Но тогда и все, что мы писали ранее о представлении поэта о целостном эстетическом высказывании, можно отнести и к поэтическому слову, обладающему определенной этимологией, семантической деривацией значений, внутренней и внешней формой и т. п. Эти идеи созвучны утверждению А. Ф. Лосева о том, что «имя предмета есть цельный организм его жизни в иной жизни, когда последняя общается с жизнью этого предмета и стремится перевоплотиться в нее и стать ею»[25].
3) Слово не зависит от вещи, а, скорее, наоборот: вещь зависит от слова. Одну и ту же вещь можно назвать разными именами, и в зависимости от этого в ней будут проступать разные смысловые грани. Отсюда вытекает тезис о нетождественности слова и вещи: «его значимость нисколько не перевод его самого» (2, 183). Рассматривая слово с точки зрения его «логосной» природы, поэт приходит к выводу, что оно есть духовный образ вещи.
Этот подход к слову коррелирует с семантическими концепциями русских философов. Так, Лосев склонен отождествлять сущность вещей с их именами. «Слово, имя вещи, взятые как идея, суть выражение и понимание вещи. Идея и есть сама вещь, но данная в своем максимальном присутствии в инобытие.
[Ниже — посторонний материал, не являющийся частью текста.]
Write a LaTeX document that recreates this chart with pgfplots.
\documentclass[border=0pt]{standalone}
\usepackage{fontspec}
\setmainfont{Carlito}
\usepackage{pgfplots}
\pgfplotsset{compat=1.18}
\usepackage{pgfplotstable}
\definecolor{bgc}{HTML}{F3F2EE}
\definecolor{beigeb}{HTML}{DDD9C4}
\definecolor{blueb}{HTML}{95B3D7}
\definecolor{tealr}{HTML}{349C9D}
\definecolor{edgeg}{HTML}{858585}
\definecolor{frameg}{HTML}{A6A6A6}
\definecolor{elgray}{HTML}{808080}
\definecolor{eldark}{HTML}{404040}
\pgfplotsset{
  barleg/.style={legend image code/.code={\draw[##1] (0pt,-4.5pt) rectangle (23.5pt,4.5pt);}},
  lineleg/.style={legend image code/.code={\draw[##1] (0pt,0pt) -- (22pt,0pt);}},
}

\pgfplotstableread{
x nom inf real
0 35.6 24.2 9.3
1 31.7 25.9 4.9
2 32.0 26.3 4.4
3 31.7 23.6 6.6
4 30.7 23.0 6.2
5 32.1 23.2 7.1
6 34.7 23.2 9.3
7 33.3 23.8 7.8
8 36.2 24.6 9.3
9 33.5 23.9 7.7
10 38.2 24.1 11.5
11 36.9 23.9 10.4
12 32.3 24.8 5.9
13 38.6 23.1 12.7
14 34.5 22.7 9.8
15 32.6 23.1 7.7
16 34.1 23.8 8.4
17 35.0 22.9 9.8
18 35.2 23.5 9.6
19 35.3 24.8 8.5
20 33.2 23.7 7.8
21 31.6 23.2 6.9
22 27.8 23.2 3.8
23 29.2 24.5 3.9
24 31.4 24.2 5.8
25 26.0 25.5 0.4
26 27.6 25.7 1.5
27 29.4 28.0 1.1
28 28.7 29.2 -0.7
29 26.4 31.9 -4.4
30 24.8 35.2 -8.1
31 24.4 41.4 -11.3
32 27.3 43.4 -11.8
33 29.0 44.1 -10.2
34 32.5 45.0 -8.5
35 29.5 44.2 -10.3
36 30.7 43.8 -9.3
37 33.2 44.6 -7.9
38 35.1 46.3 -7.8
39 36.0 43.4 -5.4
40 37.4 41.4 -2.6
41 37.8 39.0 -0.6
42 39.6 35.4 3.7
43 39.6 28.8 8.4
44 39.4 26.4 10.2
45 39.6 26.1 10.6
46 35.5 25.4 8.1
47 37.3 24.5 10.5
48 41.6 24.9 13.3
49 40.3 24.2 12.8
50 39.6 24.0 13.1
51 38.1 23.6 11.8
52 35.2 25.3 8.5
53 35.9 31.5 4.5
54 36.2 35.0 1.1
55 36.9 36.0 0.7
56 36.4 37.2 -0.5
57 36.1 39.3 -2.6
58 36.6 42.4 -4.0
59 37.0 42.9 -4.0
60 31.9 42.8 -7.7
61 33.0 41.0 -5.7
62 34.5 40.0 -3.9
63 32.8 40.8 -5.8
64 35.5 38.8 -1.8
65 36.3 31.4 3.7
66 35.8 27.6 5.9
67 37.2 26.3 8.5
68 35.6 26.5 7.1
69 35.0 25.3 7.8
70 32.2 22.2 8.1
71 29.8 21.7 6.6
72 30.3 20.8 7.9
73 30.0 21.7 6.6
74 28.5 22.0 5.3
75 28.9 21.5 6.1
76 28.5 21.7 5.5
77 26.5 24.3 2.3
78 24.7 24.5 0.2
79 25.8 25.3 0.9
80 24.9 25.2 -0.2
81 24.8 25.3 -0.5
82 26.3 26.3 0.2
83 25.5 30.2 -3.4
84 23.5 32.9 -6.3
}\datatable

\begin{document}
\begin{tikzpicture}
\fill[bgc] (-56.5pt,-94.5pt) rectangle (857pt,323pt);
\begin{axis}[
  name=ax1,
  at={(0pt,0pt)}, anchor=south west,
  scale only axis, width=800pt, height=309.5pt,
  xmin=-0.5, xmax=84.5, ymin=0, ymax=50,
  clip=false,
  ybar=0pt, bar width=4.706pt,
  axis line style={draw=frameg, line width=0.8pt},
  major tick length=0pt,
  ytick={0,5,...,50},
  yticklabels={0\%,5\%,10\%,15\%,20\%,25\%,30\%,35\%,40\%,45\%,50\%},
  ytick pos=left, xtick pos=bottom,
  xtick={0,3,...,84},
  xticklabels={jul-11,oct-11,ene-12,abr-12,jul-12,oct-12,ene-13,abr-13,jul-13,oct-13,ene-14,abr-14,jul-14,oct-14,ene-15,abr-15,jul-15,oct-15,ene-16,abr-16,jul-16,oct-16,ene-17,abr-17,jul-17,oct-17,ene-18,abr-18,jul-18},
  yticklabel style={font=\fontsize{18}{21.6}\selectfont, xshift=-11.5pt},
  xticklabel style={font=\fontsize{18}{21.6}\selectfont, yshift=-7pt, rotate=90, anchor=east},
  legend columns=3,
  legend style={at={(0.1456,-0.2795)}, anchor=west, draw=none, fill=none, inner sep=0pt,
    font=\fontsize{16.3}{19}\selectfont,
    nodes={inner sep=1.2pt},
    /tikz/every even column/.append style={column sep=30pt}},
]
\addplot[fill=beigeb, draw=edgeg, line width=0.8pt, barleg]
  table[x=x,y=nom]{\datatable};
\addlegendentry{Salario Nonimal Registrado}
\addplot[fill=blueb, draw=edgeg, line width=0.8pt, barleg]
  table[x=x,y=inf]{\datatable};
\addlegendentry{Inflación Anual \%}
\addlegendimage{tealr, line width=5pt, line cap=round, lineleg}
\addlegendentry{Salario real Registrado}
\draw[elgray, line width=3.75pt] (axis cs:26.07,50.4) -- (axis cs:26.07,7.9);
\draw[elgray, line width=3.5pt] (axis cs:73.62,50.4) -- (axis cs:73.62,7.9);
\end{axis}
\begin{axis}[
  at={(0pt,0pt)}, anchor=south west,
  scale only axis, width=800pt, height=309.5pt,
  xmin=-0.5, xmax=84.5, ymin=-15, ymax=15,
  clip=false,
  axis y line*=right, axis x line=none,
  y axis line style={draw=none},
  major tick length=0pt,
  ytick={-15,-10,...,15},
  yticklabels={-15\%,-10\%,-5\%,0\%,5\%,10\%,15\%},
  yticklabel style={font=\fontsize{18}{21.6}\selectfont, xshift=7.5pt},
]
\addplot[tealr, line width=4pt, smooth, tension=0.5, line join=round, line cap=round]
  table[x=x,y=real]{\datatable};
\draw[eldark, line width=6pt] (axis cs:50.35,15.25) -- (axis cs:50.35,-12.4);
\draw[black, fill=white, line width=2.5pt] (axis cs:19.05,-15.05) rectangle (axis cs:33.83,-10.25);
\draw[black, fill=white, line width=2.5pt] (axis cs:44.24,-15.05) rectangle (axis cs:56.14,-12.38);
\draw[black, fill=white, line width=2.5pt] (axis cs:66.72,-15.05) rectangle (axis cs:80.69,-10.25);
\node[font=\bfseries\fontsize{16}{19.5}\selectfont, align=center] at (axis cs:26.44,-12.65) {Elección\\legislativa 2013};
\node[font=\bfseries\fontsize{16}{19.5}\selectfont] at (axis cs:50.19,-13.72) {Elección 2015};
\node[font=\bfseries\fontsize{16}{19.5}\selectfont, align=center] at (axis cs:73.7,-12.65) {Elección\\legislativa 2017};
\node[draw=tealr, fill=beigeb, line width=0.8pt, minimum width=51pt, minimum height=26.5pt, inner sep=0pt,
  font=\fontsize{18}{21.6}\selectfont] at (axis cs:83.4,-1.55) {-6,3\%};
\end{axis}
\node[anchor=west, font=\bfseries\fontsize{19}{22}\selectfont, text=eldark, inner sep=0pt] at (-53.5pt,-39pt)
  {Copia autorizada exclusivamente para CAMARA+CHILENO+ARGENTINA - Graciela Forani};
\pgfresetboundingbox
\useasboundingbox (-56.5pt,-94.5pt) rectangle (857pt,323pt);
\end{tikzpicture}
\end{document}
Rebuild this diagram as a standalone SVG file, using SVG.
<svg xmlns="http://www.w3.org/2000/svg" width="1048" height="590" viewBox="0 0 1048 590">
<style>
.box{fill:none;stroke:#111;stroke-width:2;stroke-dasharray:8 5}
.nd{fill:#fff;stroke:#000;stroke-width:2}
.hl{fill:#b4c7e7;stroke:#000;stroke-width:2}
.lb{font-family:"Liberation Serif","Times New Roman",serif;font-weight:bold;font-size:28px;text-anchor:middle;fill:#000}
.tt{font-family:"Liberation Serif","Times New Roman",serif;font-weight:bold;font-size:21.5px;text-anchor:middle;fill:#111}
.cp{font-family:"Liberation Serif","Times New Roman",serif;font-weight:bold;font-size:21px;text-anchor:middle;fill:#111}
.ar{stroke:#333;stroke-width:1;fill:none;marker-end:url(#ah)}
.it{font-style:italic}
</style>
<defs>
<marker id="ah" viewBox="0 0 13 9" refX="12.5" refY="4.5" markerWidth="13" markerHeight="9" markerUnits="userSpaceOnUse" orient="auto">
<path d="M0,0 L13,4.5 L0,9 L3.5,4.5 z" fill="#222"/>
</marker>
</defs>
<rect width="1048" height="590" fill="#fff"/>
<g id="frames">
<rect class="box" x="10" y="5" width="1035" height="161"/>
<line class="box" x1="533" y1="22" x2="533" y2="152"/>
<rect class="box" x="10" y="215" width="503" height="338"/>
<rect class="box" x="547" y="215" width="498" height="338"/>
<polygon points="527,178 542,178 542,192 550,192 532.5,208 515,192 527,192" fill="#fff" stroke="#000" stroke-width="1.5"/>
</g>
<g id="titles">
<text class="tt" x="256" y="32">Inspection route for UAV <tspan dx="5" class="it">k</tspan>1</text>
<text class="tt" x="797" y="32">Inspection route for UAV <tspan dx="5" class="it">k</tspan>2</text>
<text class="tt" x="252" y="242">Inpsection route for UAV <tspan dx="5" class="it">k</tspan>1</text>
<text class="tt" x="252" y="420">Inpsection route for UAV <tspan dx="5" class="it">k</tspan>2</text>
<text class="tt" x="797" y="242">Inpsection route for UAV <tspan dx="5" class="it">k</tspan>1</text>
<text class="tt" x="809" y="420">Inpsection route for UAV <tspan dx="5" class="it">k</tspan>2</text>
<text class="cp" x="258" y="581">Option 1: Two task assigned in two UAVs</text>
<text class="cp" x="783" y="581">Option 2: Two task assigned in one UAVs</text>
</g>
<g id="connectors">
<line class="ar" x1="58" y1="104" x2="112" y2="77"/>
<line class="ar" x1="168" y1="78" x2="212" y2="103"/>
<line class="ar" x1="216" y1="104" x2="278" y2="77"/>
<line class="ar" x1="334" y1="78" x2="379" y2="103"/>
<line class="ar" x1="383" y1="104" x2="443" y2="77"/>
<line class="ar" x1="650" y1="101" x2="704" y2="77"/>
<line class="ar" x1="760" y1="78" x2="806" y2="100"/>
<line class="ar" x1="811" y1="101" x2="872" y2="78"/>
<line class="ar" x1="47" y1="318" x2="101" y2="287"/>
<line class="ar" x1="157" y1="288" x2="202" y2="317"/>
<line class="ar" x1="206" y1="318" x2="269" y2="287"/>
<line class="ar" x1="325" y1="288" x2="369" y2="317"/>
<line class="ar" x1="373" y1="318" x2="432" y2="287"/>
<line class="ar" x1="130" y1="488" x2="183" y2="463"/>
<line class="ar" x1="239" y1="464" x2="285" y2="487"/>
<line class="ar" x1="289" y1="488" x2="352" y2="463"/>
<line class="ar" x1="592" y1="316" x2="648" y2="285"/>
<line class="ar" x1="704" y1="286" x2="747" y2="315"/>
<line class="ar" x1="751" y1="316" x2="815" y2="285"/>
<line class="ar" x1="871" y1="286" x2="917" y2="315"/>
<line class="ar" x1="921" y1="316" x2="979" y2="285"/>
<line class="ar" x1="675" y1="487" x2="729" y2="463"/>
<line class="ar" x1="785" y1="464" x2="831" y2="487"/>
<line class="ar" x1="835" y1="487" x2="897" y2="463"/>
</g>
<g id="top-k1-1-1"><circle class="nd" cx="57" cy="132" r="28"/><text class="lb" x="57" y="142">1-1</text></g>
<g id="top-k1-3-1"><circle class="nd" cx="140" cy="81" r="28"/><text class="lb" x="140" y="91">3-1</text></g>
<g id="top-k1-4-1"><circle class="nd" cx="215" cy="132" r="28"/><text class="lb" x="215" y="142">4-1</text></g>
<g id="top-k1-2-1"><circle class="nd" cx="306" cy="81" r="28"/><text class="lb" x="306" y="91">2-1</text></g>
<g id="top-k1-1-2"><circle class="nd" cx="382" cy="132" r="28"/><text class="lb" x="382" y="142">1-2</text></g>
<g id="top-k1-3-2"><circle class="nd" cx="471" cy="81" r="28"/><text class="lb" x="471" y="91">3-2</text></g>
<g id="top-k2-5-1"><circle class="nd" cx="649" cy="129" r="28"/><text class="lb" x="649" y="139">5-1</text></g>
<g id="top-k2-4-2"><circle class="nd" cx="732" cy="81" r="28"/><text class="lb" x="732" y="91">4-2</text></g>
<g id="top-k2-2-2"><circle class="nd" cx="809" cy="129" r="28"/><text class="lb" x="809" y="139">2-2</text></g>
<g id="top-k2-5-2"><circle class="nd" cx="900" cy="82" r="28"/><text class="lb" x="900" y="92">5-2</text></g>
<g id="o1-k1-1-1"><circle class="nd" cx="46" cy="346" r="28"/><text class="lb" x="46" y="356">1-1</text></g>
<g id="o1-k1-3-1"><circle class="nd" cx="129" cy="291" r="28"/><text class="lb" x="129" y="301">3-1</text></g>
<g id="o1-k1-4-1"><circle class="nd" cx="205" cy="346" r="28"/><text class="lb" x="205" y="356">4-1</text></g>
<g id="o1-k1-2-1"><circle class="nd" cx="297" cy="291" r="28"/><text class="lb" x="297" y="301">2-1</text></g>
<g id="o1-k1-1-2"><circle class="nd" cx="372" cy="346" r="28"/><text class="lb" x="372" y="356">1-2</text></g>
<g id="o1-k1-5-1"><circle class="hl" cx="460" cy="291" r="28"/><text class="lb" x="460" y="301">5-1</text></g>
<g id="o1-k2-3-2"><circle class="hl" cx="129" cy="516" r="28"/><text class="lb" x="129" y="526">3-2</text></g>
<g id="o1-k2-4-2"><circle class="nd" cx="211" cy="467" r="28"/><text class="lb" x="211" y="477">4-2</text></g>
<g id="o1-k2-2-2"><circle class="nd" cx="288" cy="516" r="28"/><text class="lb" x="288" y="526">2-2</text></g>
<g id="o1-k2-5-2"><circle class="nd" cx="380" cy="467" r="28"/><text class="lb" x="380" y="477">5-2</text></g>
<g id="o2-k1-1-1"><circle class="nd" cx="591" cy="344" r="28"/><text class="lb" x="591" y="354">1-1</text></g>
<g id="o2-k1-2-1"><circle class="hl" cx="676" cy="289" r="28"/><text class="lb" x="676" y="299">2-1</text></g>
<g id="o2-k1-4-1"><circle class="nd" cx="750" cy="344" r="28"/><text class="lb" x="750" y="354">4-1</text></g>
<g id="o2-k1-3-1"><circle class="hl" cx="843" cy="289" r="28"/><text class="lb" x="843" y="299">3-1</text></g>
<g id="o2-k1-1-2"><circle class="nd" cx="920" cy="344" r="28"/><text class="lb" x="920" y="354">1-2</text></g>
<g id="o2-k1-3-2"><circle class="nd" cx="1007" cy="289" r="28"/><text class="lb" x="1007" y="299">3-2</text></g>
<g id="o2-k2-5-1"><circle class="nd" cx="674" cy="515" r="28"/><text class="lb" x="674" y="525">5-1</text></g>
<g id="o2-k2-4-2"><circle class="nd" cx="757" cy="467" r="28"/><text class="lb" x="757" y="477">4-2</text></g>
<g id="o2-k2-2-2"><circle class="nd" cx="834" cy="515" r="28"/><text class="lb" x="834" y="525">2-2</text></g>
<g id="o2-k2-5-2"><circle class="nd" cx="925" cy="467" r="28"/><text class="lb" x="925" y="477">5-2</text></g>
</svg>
Имя вещи есть выраженная вещь (понятая вещь)»[26].
Как и в трактовке Лосева, вещи у Мандельштама только в имени обретают свой бытийственный статус. Поэтому они томятся без имен, стремятся воплотиться в слове (но не в любом, а в слове поэта). Вот некоторые примеры: «Как женщины жаждут предметы, / Как ласки, заветных имен» (1, 278); «…В лазури мучилась заноза: – Не забывай меня, казни меня, / Но дай мне имя, дай мне имя!..» (1, 152).
4) Русский язык «не только дверь в историю, но и сама история» (2, 177). Жизнь языка в русской исторической действительности составляет полноту бытия, следовательно, язык входит в онтологическое бытие и тождествен ему; «по своей совокупности он есть волнующееся море событий, непрерывное воплощение и действие разумной и дышащей плоти» (2, 176). Функция языка, «оснащенного эллинским духом», – борьба с «бесформенной стихией, небытием, отовсюду угрожающим нашей истории» (2, 180).
Отсюда вытекает вывод о реальности «слова как такового», которое «противится» «назывательной и прикладной» функции и «животворит дух нашего языка» (2, 176). Из этого следует отрицание утилитаризма как смертельного греха против русского языка и его «эллинистической природы»; утилитарное его использование привело к тому, что многие имена утратили первоначальный смысл и стали простыми ярлыками вещей.
Причем под утилитаризмом Мандельштам понимает а) «тенденцию к телеграфному или стенографическому шифру», характерную для языка футуристов ради экономии и целесообразности; б) мистико-теософскую функцию, «приносящую язык в жертву» «спекулятивному мышлению», наблюдаемую в языке поэтов-символистов.
5) Еще одна важная социокультурная функция слова, в понимании Мандельштама, – это одомашнивание мира. Называние, номинация есть превращение предмета в утварь, «очеловечивание окружающего мира, согревание его тончайшим телеологическим теплом» (2, 182). Предмет, «втянутый в священный круг человека», по мнению Мандельштама, способен стать утварью, а значит, и символом.
Логика рассуждений Мандельштама здесь, на наш взгляд, зиждется на том, что значение утвари отличается от значения предмета, и это семантическое наращение и мотивирует превращение имени утвари в символ. В таком случае всякая поэзия изначально символична (поскольку оперирует именами утвари), и символизм (течение) предстает как эстетическая тавтология.
Любопытны переклички этой идеи с рассуждениями Хайдеггера о трансформации вещей реального мира в творение. «Конечно, художественное творение есть изготовленная вещь, но оно говорит еще нечто иное по сравнению с тем, что есть сама по себе вещь. <…> С вещью, сделанной и изготовленной, в художественном творении совмещено и сведено воедино еще нечто иное. <…> Творение есть символ»[27].
Мандельштам утверждает тождество слова и образа, отводя символу роль запечатанного, а стало быть, изъятого из употребления образа. Образ-символ, по мнению Мандельштама, лишен своей семантической сущности, «он в своем роде чучело, пугало», набитое «чужим содержанием» (2, 182). Мандельштам отрицает идею символистов о соответствии посюсторонней реальности и инобытия, это приводит к тому, что «никто не хочет быть самим собой». При этом человеческое восприятие «деморализовано», а посему оно не находит в окружающей действительности «ничего настоящего, подлинного». Происходит нечто противоположное процессу одомашнивания – «человек больше не хозяин у себя дома».
27
Хайдеггер М. Исток художественного творения // М. Хайдеггер. Работы и размышления разных лет. М., 1993. С. 53–54.